A adoção do regime de competência permitirá aos organismos públicos e seus stakeholders (cidadãos, investidores, e administradores, dentre outros) terem maior visibilidade da real situação econômica e financeira, podendo, assim, tomar decisões melhores. Trata-se de procedimento que poderia ter contribuído para mitigar numerosos problemas ocorridos no país.
As normas internacionais possibilitarão, ainda, comparar a saúde financeira dos entes da Federação com órgãos de outras localidades e países, ou, dependendo do nível de controle, com entidades análogas da administração privada. Propiciarão, principalmente, a transparência sobre a gestão financeira. Transcendendo a prestação de contas de governos, elevarão a contabilidade pública à devida dimensão do Estado, em sua função precípua e constitucional de servir à sociedade.
Dada a relevância do tema, o Brasil tem um membro e um assessor técnico no órgão que edita, revisa e publica as normas, o Ipsas Board, vinculado à Federação Internacional dos Contadores (Ifac). É importante essa participação de nosso país, que, signatário do órgão, contribui para a evolução das normas e disseminação do conceito de “mais compliance” a elas agregado.
Vai chegando ao fim a falta de visibilidade. O novo regime de competência permitirá que as informações contábeis do setor público reflitam de modo mais consistente a execução orçamentária, o patrimônio e o impacto econômico das decisões políticas. Os brasileiros passarão a ter mais consciência sobre a gestão dos órgãos públicos e a saúde fiscal do Estado. Sem dúvida, trata-se de uma prática que responde aos preceitos da democracia que incluem justiça social, notadamente a aqueles que mais precisam.

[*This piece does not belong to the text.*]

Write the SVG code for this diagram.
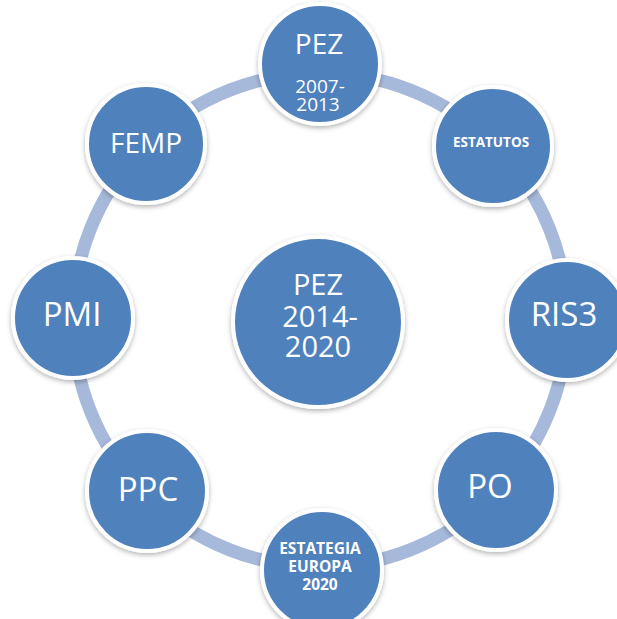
<svg xmlns="http://www.w3.org/2000/svg" width="617" height="619" viewBox="0 0 617 619">
  <defs>
    <filter id="sh" x="-20%" y="-20%" width="140%" height="140%">
      <feDropShadow dx="0" dy="2" stdDeviation="2.5" flood-color="#000" flood-opacity="0.3"/>
    </filter>
  </defs>
  <style>
    .node { fill: #4F81BD; stroke: #FFFFFF; stroke-width: 4; filter: url(#sh); }
    .t { fill: #FFFFFF; font-family: "Open Sans", "Liberation Sans", sans-serif; text-anchor: middle; }
    .big { font-size: 33px; }
    .mid { font-size: 28px; }
    .ctr { font-size: 29px; }
    .sm { font-size: 19px; }
    .xs { font-size: 13.5px; font-weight: bold; }
    .eu { font-size: 15.5px; font-weight: bold; }
  </style>
  <rect width="617" height="619" fill="#FFFFFF"/>
  <g id="connectors">
    <circle cx="320" cy="320" r="247" fill="none" stroke="#A7B9DA" stroke-width="13"/>
  </g>
  <g id="center">
    <circle class="node" cx="318" cy="322" r="85"/>
    <text class="t ctr" x="318" y="295">PEZ</text>
    <text class="t ctr" x="320" y="327">2014-</text>
    <text class="t ctr" x="318" y="357">2020</text>
  </g>
  <g id="pez-2007">
    <circle class="node" cx="320" cy="64" r="60"/>
    <text class="t mid" x="319" y="54">PEZ</text>
    <text class="t sm" x="320" y="93">2007-</text>
    <text class="t sm" x="318" y="111">2013</text>
  </g>
  <g id="estatutos">
    <circle class="node" cx="493" cy="146" r="59"/>
    <text class="t xs" x="491" y="147">ESTATUTOS</text>
  </g>
  <g id="ris3">
    <circle class="node" cx="567" cy="320" r="60"/>
    <text class="t big" x="564" y="326">RIS3</text>
  </g>
  <g id="po">
    <circle class="node" cx="496" cy="490" r="60"/>
    <text class="t big" x="490" y="498">PO</text>
  </g>
  <g id="estrategia">
    <circle class="node" cx="322" cy="570" r="60"/>
    <text class="t eu" x="320" y="554">ESTATEGIA</text>
    <text class="t eu" x="320" y="572">EUROPA</text>
    <text class="t eu" x="320" y="590">2020</text>
  </g>
  <g id="ppc">
    <circle class="node" cx="147" cy="491" r="60"/>
    <text class="t big" x="148" y="501">PPC</text>
  </g>
  <g id="pmi">
    <circle class="node" cx="73" cy="318" r="60"/>
    <text class="t big" x="72" y="326">PMI</text>
  </g>
  <g id="femp">
    <circle class="node" cx="146" cy="144" r="59"/>
    <text class="t mid" x="146" y="153">FEMP</text>
  </g>
</svg>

Nesse contexto, é relevante o compromisso de contadores e auditores independentes, de garantir que o processo de adoção da contabilidade aplicada ao setor público seja efetuado com qualidade, dentro do cronograma estabelecido. Afinal, o Brasil tem pressa e a sociedade clama por igualdade e justiça social. Na agenda de transição em curso, há muito a ser feito antes da geração das informações contábeis: levantamento dos bens da administração pública, dados ou em não em concessão; avaliação por especialistas para se apurar o valor dos bens, por exemplo, estradas, praças e ruas; avaliação das dívidas e empréstimos contraídos; benefícios fiscais concedidos; avaliação dos planos de saúde e aposentadoria; avaliação dos créditos tributários, precatórios e outros títulos.
A captura e avaliação dos ativos, passivos, receitas e despesas demandam a mudança dos processos, controles internos, contratação ou utilização de avaliadores e outros profissionais qualificados. Provavelmente, exigirão, também, a revisão dos sistemas e programas de tecnologia e o treinamento de profissionais.
Para que essa tarefa seja cumprida, será necessária a ação determinada de muitos agentes. Contadores e auditores independentes podem e devem participar do trabalho, que ajudará a reforçar e discutir aspectos relevantes do setor público. Divulgá-los interna e externamente, inclusive lhes conferindo visibilidade midiática, pode ajudar a dar o toque e o tempero necessários para enfatizar os ganhos dessa convergência do Brasil às Ipsas. Vamos nos mobilizar para concretizar esse avanço. O Brasil tem pressa na adoção de todas as medidas que vão ao encontro dos direitos da cidadania.
*Idésio Coelho é presidente do Ibracon - Instituto dos Auditores Independentes do Brasil e membro do Conselho de Administração da International Federation of Accountants (IFAC) - Federação Internacional dos Contadores.